The belief that the suppression of dissent and the extermination of dissenters are merely transitional in a communist society rests upon the assumption that a radical change in the institutions of property will eliminate the conflicts of interest among men. The communists also look forward, as Marx said, to ‘a remoulding of human nature,’ and while in Russia they have thus far sought to remould it by using a monopoly of the cultural agencies to drill the people, in the strict logic of their theory such discipline ought not to be necessary. ‘The mode of production in material life,’ said Engels,

‘ determines the general character of the social, political, and spiritual processes of life.’ Human nature should be remoulded, therefore, not by propaganda, but by the socialization of the means of production.

The argument is that if property used in the production of wealth were collectively owned, and were administered without personal profit by agents of the commonwealth, the social antagonisms in society would disappear. For it is supposed that they originate in the private ownership of productive capital, that this is the bone of contention, that all important social conflict is provoked by the fact that productive capital is privately owned. If this is true, then a harmonious and unanimous society should appear when productive capital has been socialized. The continuation of the dictatorship, the terror, and the propaganda could only be explained away on the ground that the process of socialization is not yet complete and that the capitalists who still hope to recover their property are not yet dead.

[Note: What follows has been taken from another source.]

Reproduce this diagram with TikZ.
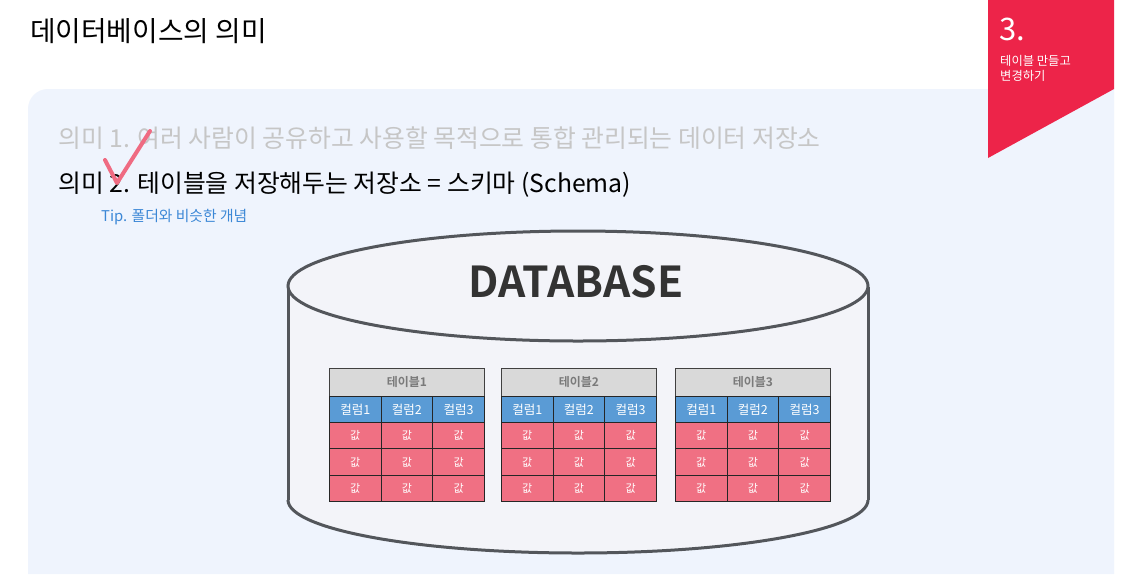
\documentclass[tikz,border=0pt]{standalone}
\usepackage{fontspec}
\setmainfont{Noto Sans CJK KR}[BoldFont={Noto Sans CJK KR Bold}]
\definecolor{bannerred}{HTML}{ED2449}
\definecolor{panel}{HTML}{EFF4FD}
\definecolor{cylfill}{HTML}{F3F4F9}
\definecolor{cylline}{HTML}{53565B}
\definecolor{fadetext}{HTML}{C6C6C6}
\definecolor{tipblue}{HTML}{3B87D6}
\definecolor{checkpink}{HTML}{EF6B82}
\definecolor{hdrgray}{HTML}{D9D9D9}
\definecolor{hdrtext}{HTML}{7A7A7A}
\definecolor{colblue}{HTML}{5A9BD5}
\definecolor{cellpink}{HTML}{F07083}
\begin{document}
\begin{tikzpicture}[x=1pt,y=-1pt,
  txt/.style={anchor=base west,inner sep=0pt},
  hdrcell/.style={draw=black!75,line width=0.9pt,fill=hdrgray,text=hdrtext,minimum width=155pt,minimum height=28pt,inner sep=0pt,font=\fontsize{12}{13}\selectfont\bfseries},
  colcell/.style={draw=black!85,line width=0.9pt,fill=colblue,text=white,minimum width=51.67pt,minimum height=26pt,inner sep=0pt,font=\fontsize{12.5}{13}\selectfont},
  valcell/.style={draw=black!85,line width=0.9pt,fill=cellpink,text=white,minimum width=51.67pt,minimum height=26.3pt,inner sep=0pt,font=\fontsize{11}{12}\selectfont}
]
\useasboundingbox (0,0) rectangle (1139,574);
\fill[white] (0,0) rectangle (1139,574);
% panel
\fill[panel] (28,574) -- (28,109) arc[start angle=180,end angle=270,radius=20] -- (1114,89) -- (1114,574) -- cycle;
% banner
\fill[bannerred] (988,0) -- (1114,0) -- (1114,89) -- (988,158) -- cycle;
\node[txt,text=white,font=\fontsize{31}{32}\selectfont] (num) at (999,40) {3.};
\node[txt,text=white,font=\fontsize{12.3}{13}\selectfont] (bt1) at (1000,65) {테이블 만들고};
\node[txt,text=white,font=\fontsize{12.3}{13}\selectfont] (bt2) at (1000,80) {변경하기};
% title
\node[txt,font=\fontsize{27.8}{30}\selectfont] (title) at (30,41) {데이터베이스의 의미};
% lines
\node[txt,text=fadetext,font=\fontsize{24.8}{26}\selectfont] (m1) at (58,147) {의미 1. 여러 사람이 공유하고 사용할 목적으로 통합 관리되는 데이터 저장소};
\node[txt,font=\fontsize{24.8}{26}\selectfont] (m2) at (58,192) {의미 2. 테이블을 저장해두는 저장소 = 스키마 (Schema)};
\node[txt,text=tipblue,font=\fontsize{14.8}{16}\selectfont] (tip) at (101,221) {Tip. 폴더와 비슷한 개념};
% check mark
\coordinate (c1) at (105,160);
\coordinate (c2) at (117,183);
\coordinate (c3) at (150,131);
\draw[checkpink,line width=4pt,line cap=round,line join=round] (c1) -- (c2) -- (c3);
% cylinder
\fill[cylfill] (578,500) ellipse[x radius=290,y radius=53];
\fill[cylfill] (288,287) rectangle (868,500);
\begin{scope}
\clip (0,500) rectangle (1139,574);
\draw[cylline,line width=3pt] (578,500) ellipse[x radius=290,y radius=53];
\end{scope}
\draw[cylline,line width=3pt] (288,287) -- (288,500);
\draw[cylline,line width=3pt] (868,287) -- (868,500);
\draw[cylline,line width=3pt,fill=cylfill] (578,286) ellipse[x radius=290,y radius=55];
\node[font=\fontsize{42.6}{46}\selectfont\bfseries,text=black!80,inner sep=0pt,anchor=base] (db) at (576,297) {DATABASE};
% tables
\foreach \t/\x in {1/329,2/501,3/675}{
  \node[hdrcell,anchor=north west] (h\t) at (\x,368) {테이블\t};
  \foreach \c in {1,2,3}{
    \node[colcell,anchor=north west] (t\t c\c) at ({\x+(\c-1)*51.67},396) {컬럼\c};
    \foreach \r in {1,2,3}{
      \node[valcell,anchor=north west] (t\t r\r c\c) at ({\x+(\c-1)*51.67},{422+(\r-1)*26.3}) {값};
    }
  }
}
\end{tikzpicture}
\end{document}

If we ask how the private ownership of productive capital engenders social antagonism, the answer must be that it results in a social inequality which inspires the Have Nots to aggression and the Haves to defense. It follows that the elixir in the communist prescription is not primarily the collective ownership of productive capital but its management on the principle of equality of reward. This is a vital distinction. It is easy enough to vest the title to property in the community; it is a wholly different thing to administer that property so that rewards shall be equal. Collective property can readily be administered for the benefit of a class. There is no magic in title deeds. There is nothing in the act of transferring the ownership of productive capital to the community which gives any guarantee that those who manage the property will not enrich themselves and exploit the community. On the contrary, collective ownership is entirely compatible with the division of society into hereditary castes. For what is there in the principle of collective ownership which precludes a distribution of income in which the political administrators take the lion’s share? There is nothing, and anyone who thinks there is should read Plato’s design for a communist society composed of stratified social classes.

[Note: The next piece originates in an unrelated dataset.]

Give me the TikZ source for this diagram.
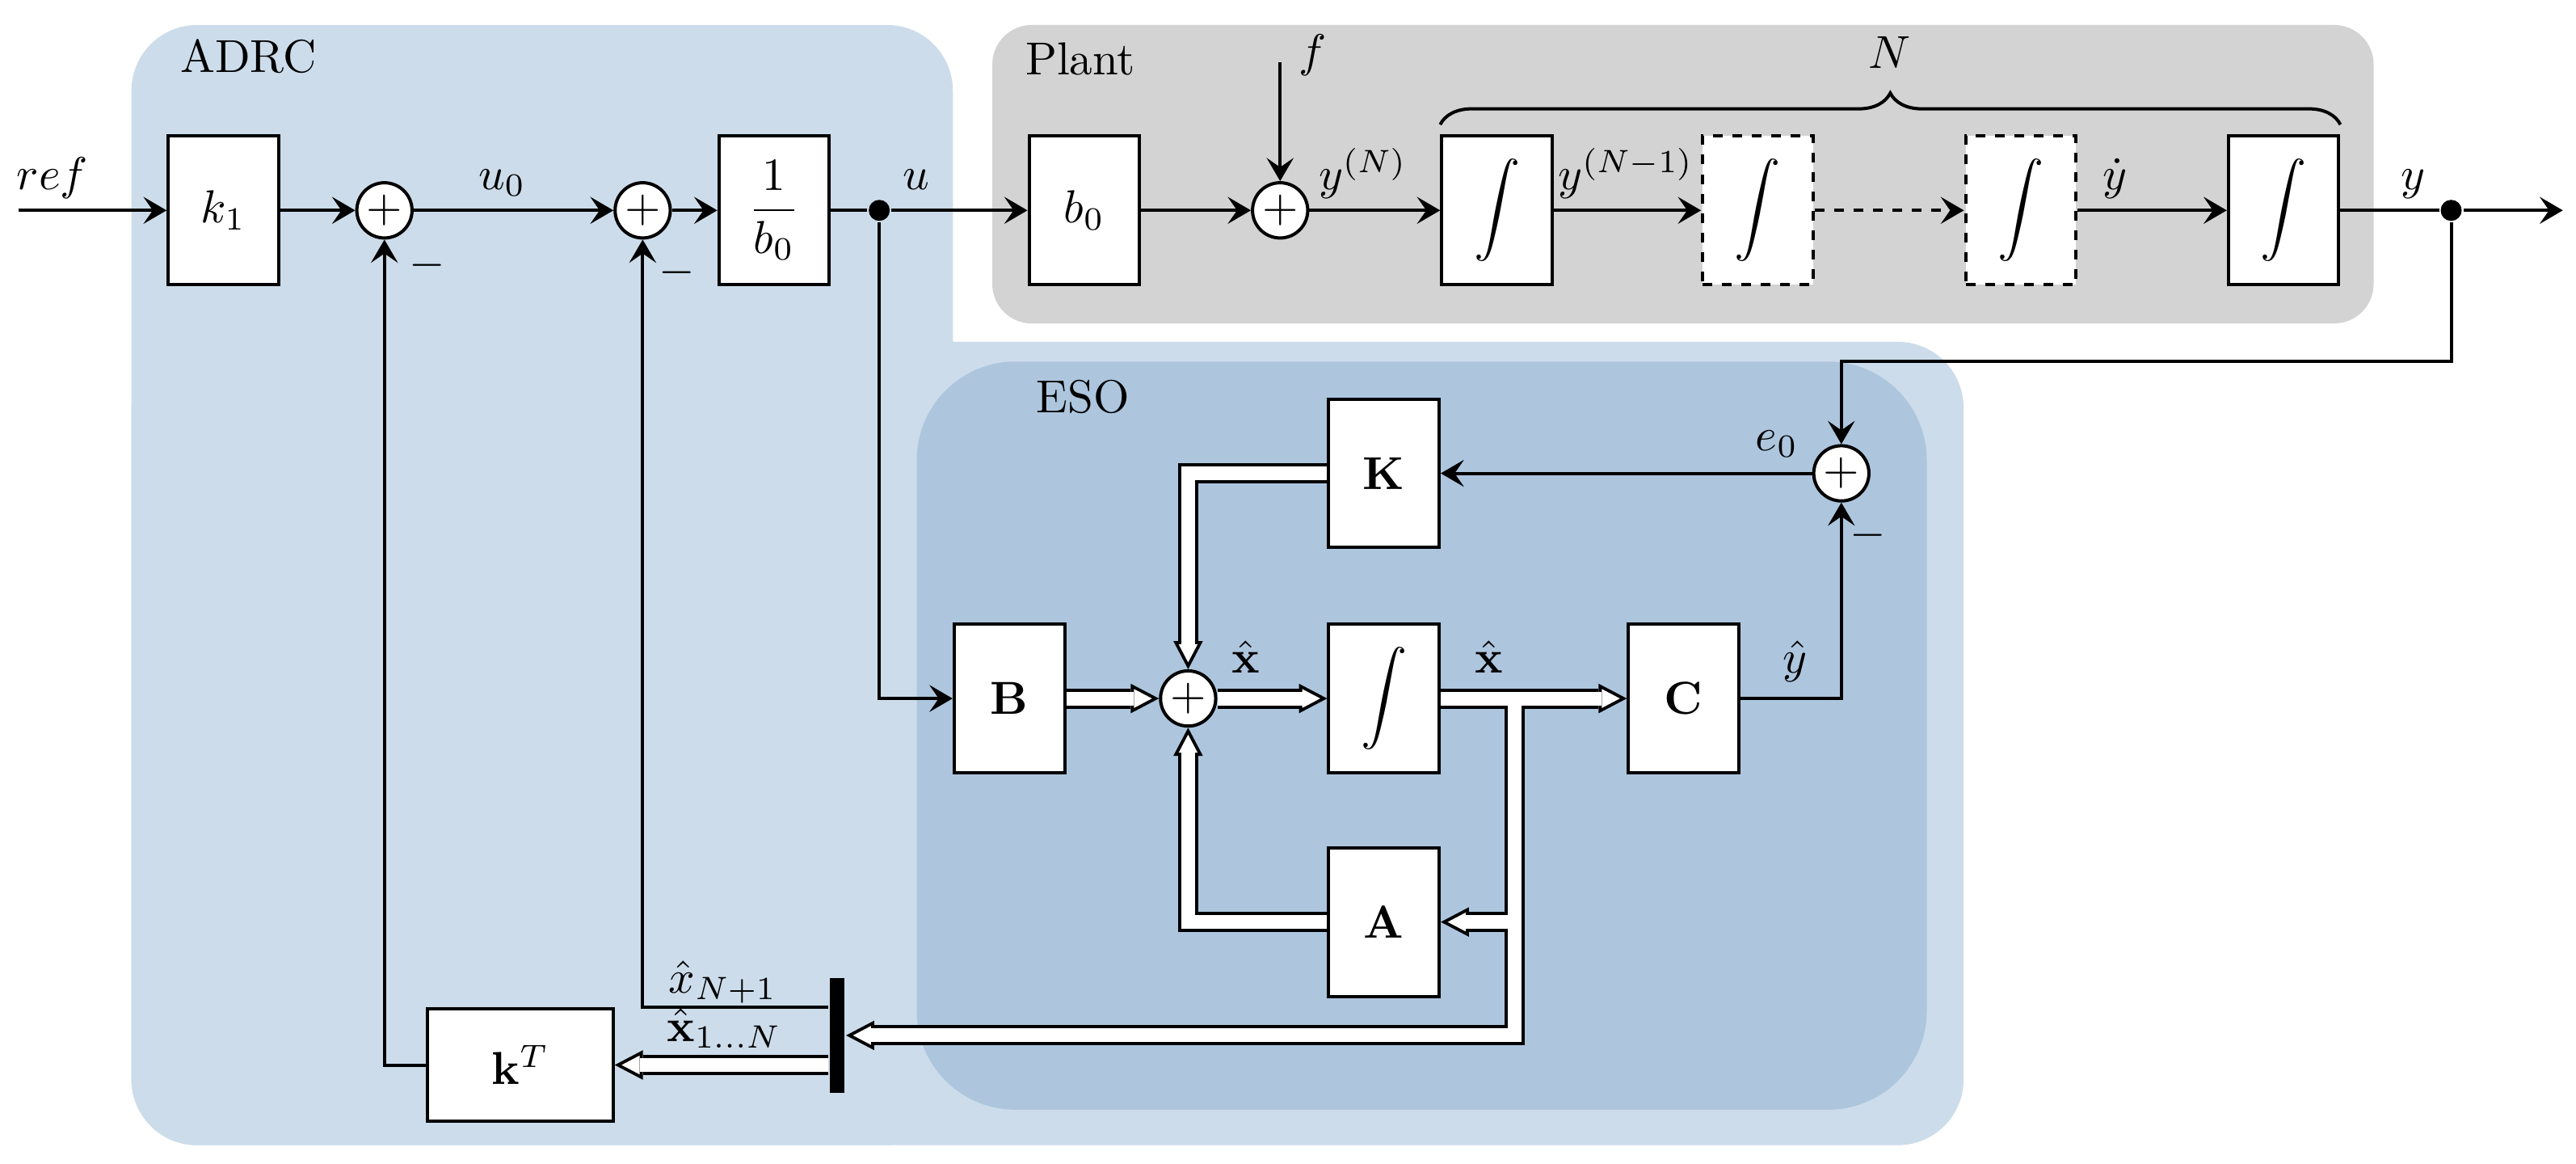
\documentclass[tikz,border=0pt]{standalone}
\usepackage{amsmath}
\usetikzlibrary{arrows.meta,calc,decorations.pathreplacing}
\definecolor{adrcbg}{HTML}{CCDCEA}
\definecolor{esobg}{HTML}{ADC6DE}
\definecolor{plantbg}{HTML}{D3D3D3}
\begin{document}
\begin{tikzpicture}[line width=0.7pt,font=\normalsize,
  >={Stealth[length=5pt,width=5.8pt,inset=2pt]},
  block/.style={draw,fill=white,minimum width=0.84cm,minimum height=1.13cm,inner sep=0pt},
  dblock/.style={block,dash pattern=on 2.1pt off 2.1pt},
  sumnode/.style={draw,circle,fill=white,minimum size=0.42cm,inner sep=0pt},
  dot/.style={circle,fill,minimum size=0.16cm,inner sep=0pt},
  conn/.style={->},
  vec/.style={draw=white,line width=3pt,shorten >=1.5pt,
    -{Triangle[length=3.9pt,width=4.1pt,line width=0pt]},
    preaction={draw=black,line width=4.4pt,shorten >=0pt,
      -{Triangle[length=6.1pt,width=6.4pt,line width=0pt]}}},
  lbl/.style={anchor=base,inner sep=0.5pt}]
  \useasboundingbox (0,0) rectangle (19.6,8.85);

  % 背景区域
  \fill[adrcbg,rounded corners=0.5cm] (1.0,0.14) rectangle (7.25,8.66);
  \fill[adrcbg,rounded corners=0.5cm] (1.0,0.14) rectangle (14.94,6.25);
  \fill[esobg,rounded corners=0.75cm] (6.975,0.41) rectangle (14.66,6.10);
  \fill[plantbg,rounded corners=0.3cm] (7.55,6.39) rectangle (18.06,8.66);

  \node[lbl] (tADRC) at (1.89,8.30) {ADRC};
  \node[lbl] (tPlant) at (8.22,8.28) {Plant};
  \node[lbl] (tESO) at (8.24,5.71) {ESO};

  % 主通道
  \coordinate (in) at (0.14,7.25);
  \node[block] (k1) at (1.70,7.25) {$k_1$};
  \node[sumnode] (s1) at (2.925,7.25) {$+$};
  \node[sumnode] (s2) at (4.89,7.25) {$+$};
  \node[block] (inv) at (5.89,7.25) {$\dfrac{1}{b_0}$};
  \node[dot] (udot) at (6.69,7.25) {};
  \node[block] (b0) at (8.25,7.25) {$b_0$};
  \node[sumnode] (s3) at (9.74,7.25) {$+$};
  \coordinate (fin) at (9.74,8.375);
  \node[block] (I1) at (11.39,7.25) {$\displaystyle\int$};
  \node[dblock] (I2) at (13.375,7.25) {$\displaystyle\int$};
  \node[dblock] (I3) at (15.375,7.25) {$\displaystyle\int$};
  \node[block] (I4) at (17.375,7.25) {$\displaystyle\int$};
  \node[dot] (ydot) at (18.65,7.25) {};
  \coordinate (out) at (19.5,7.25);

  % 观测器
  \node[block] (K) at (10.53,5.25) {$\mathbf{K}$};
  \node[sumnode] (sE) at (14.01,5.25) {$+$};
  \node[block] (B) at (7.68,3.5375) {$\mathbf{B}$};
  \node[sumnode] (s4) at (9.04,3.5375) {$+$};
  \node[block] (IE) at (10.53,3.5375) {$\displaystyle\int$};
  \node[block] (C) at (12.81,3.5375) {$\mathbf{C}$};
  \node[block] (A) at (10.53,1.8375) {$\mathbf{A}$};
  \coordinate (br) at (11.525,3.5375);
  \coordinate (fb) at (18.65,6.10);

  % 状态反馈
  \node[fill,minimum width=0.11cm,minimum height=0.875cm,inner sep=0pt] (bar) at (6.37,0.975) {};
  \node[block,minimum width=1.41cm,minimum height=0.85cm] (kT) at (3.96,0.75) {$\mathbf{k}^T$};

  % 连线
  \draw[conn] (in) -- (k1);
  \draw[conn] (k1) -- (s1);
  \draw[conn] (s1) -- (s2);
  \draw[conn] (s2) -- (inv);
  \draw (inv) -- (udot);
  \draw[conn] (udot) -- (b0);
  \draw[conn] (b0) -- (s3);
  \draw[conn] (fin) -- (s3);
  \draw[conn] (s3) -- (I1);
  \draw[conn] (I1) -- (I2);
  \draw[conn,dash pattern=on 2.1pt off 2.1pt] (I2) -- (I3);
  \draw[conn] (I3) -- (I4);
  \draw (I4) -- (ydot);
  \draw[conn] (ydot) -- (out);
  \draw[decorate,decoration={brace,amplitude=0.24cm}]
    ([yshift=0.075cm]I1.north west) -- ([yshift=0.075cm]I4.north east);

  \draw[conn] (ydot) -- (fb) -| (sE);
  \draw[conn] (sE) -- (K);
  \draw[conn] (C) -| (sE);
  \draw[conn] (udot) |- (B);
  \draw[vec] (B) -- (s4);
  \draw[vec] (s4) -- (IE);
  \draw[vec] (K) -| (s4);
  \draw[vec] (A) -| (s4);
  \draw[vec] (IE) -- (C);
  \draw[vec] ($(br)+(0,-1.5pt)$) |- (bar);
  \draw[vec] ($(br |- A)+(-1.5pt,0)$) -- (A);
  \draw[conn] ($(bar.west)+(0,0.215)$) -| (s2);
  \draw[vec] (bar.west |- kT) -- (kT);
  \draw[conn] (kT) -| (s1);

  % 标注
  \node[lbl] (lref) at (0.40,7.41) {$ref$};
  \node[lbl] (lu0) at (3.82,7.41) {$u_0$};
  \node[lbl] (lu) at (6.97,7.41) {$u$};
  \node[lbl] (lf) at (9.99,8.345) {$f$};
  \node[lbl] (lyN) at (10.37,7.41) {$y^{(N)}$};
  \node[lbl] (lyN1) at (12.37,7.41) {$y^{(N-1)}$};
  \node[lbl] (lyd) at (16.09,7.41) {$\dot{y}$};
  \node[lbl] (ly) at (18.36,7.41) {$y$};
  \node[lbl] (lN) at (14.38,8.33) {$N$};
  \node (m1) at (3.25,6.83) {$-$};
  \node (m2) at (5.15,6.775) {$-$};
  \node[lbl] (le0) at (13.52,5.425) {$e_0$};
  \node[lbl] (lx1) at (9.48,3.73) {$\hat{\mathbf{x}}$};
  \node[lbl] (lx2) at (11.33,3.73) {$\hat{\mathbf{x}}$};
  \node[lbl] (lyh) at (13.66,3.73) {$\hat{y}$};
  \node (m3) at (14.21,4.78) {$-$};
  \node[lbl] (lxN1) at (5.50,1.30) {$\hat{x}_{N+1}$};
  \node[lbl] (lx1N) at (5.51,0.93) {$\hat{\mathbf{x}}_{1\ldots N}$};
\end{tikzpicture}
\end{document}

Obviously, property may be collectively owned and its output unequally shared. But collectivism of this sort is not what the idealists of communism have in mind. For the inequality would, on their own premise, continue to provoke class struggles. They are committed to believing that these struggles will end only when there is nothing to struggle for. Since their philosophy does not permit them to believe that men will cease to struggle because they have lost interest in worldly possessions, or that competition may be reasonable and beneficent, communists are driven to the hypothesis that if worldly possessions are equally distributed men will cease to struggle for more than their allotted share.

The whole promise of communism — that it can end class war, imperialism, national war, personal acquisitiveness, and possessiveness — rests upon the two suppositions that equality of reward can be established and that it will be acceptable. So the correct way to state the communist theory is not that it means to abolish the private ownership of productive capital, — that is merely one of the means to the end, — but that it promises to administer productive capital according to the principle of equal rewards.

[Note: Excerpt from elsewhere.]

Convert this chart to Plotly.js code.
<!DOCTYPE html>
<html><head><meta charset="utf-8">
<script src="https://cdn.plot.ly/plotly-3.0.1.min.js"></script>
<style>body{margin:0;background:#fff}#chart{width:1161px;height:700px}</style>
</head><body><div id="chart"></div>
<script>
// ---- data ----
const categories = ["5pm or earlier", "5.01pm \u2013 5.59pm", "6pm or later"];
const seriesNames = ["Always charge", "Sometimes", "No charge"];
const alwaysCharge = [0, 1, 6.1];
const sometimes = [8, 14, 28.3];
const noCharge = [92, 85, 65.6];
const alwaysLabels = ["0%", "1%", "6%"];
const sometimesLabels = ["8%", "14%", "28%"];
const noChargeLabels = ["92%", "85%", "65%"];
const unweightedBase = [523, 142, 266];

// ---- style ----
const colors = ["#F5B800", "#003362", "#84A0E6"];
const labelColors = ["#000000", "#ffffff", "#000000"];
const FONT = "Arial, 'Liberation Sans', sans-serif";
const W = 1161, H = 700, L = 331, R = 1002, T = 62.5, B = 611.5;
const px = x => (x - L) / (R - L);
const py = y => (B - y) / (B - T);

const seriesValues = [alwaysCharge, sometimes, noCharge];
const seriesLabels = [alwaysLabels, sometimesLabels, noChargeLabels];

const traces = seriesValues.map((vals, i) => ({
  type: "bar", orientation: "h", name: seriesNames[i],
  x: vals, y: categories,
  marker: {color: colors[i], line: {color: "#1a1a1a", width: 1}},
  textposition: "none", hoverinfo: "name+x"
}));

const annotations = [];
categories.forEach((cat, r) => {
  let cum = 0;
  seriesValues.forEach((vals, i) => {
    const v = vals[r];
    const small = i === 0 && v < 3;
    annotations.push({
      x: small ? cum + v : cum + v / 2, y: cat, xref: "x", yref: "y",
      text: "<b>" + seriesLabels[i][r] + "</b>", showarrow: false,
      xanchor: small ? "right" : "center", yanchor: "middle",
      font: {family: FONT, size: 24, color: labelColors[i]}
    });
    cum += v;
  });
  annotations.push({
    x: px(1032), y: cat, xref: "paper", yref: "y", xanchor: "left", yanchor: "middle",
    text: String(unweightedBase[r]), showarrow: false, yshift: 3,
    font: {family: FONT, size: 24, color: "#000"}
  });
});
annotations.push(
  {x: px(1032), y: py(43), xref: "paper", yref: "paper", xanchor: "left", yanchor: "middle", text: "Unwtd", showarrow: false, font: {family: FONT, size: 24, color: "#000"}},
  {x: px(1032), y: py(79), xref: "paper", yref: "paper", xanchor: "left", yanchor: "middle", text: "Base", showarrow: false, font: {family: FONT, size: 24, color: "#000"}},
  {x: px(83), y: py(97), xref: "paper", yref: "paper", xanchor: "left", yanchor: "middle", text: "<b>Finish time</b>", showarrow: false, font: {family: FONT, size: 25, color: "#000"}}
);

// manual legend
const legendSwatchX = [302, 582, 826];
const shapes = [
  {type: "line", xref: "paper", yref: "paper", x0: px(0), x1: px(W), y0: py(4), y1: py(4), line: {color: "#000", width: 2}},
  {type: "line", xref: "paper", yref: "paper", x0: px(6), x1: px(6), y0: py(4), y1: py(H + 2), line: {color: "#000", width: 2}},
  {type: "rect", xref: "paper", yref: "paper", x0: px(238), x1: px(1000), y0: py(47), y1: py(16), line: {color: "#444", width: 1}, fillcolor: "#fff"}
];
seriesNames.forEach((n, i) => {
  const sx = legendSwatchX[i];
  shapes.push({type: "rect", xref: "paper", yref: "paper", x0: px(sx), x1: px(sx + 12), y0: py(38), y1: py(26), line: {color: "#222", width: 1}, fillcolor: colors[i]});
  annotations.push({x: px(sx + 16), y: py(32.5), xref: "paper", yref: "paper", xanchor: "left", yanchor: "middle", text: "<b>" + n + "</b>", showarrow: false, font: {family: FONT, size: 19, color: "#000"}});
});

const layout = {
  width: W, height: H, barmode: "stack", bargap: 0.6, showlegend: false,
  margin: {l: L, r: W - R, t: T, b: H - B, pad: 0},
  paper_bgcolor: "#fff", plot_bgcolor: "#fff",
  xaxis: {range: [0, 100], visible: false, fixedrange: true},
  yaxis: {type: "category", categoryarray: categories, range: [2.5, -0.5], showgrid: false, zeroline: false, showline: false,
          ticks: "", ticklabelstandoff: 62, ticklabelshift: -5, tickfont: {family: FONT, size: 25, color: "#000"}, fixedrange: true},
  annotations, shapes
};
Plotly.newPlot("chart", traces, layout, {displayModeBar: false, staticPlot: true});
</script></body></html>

This promise is, of course, conditional upon the ability of the rulers of a communist state to define equality in actual practice, to administer the economy by offering equal rewards, and to discourage, suppress, reëducate, and, if necessary, exterminate those who demand more than an equal reward.

Now it is no easy problem to deduce from the general principle of equal rewards the criteria by which they can be determined. I use the word ‘rewards’ because it is evident that the hypothesis could not be satisfied if all incomes derived from useful labor were equal in terms of money. Identical money wages would merely enhance the desirable advantages of inequality in other things. In an army all private soldiers are paid the same wage, but it makes a vast difference to the soldier whether he is paid for service in the front-line trenches or for being the chauffeur of the minister of war. It must be obvious, particularly to communists who pride themselves on having a realistic appraisal of human selfishness, that only total equality of reward could, according to their theory, end the struggle for privilege. The total satisfactions, the real income measured not only in money, not only in goods, but also in place, power, repute, safety, adventure, interest, relief from monotony, would have to be so equally divided that no one would wish to have any other job than the one which is open to him.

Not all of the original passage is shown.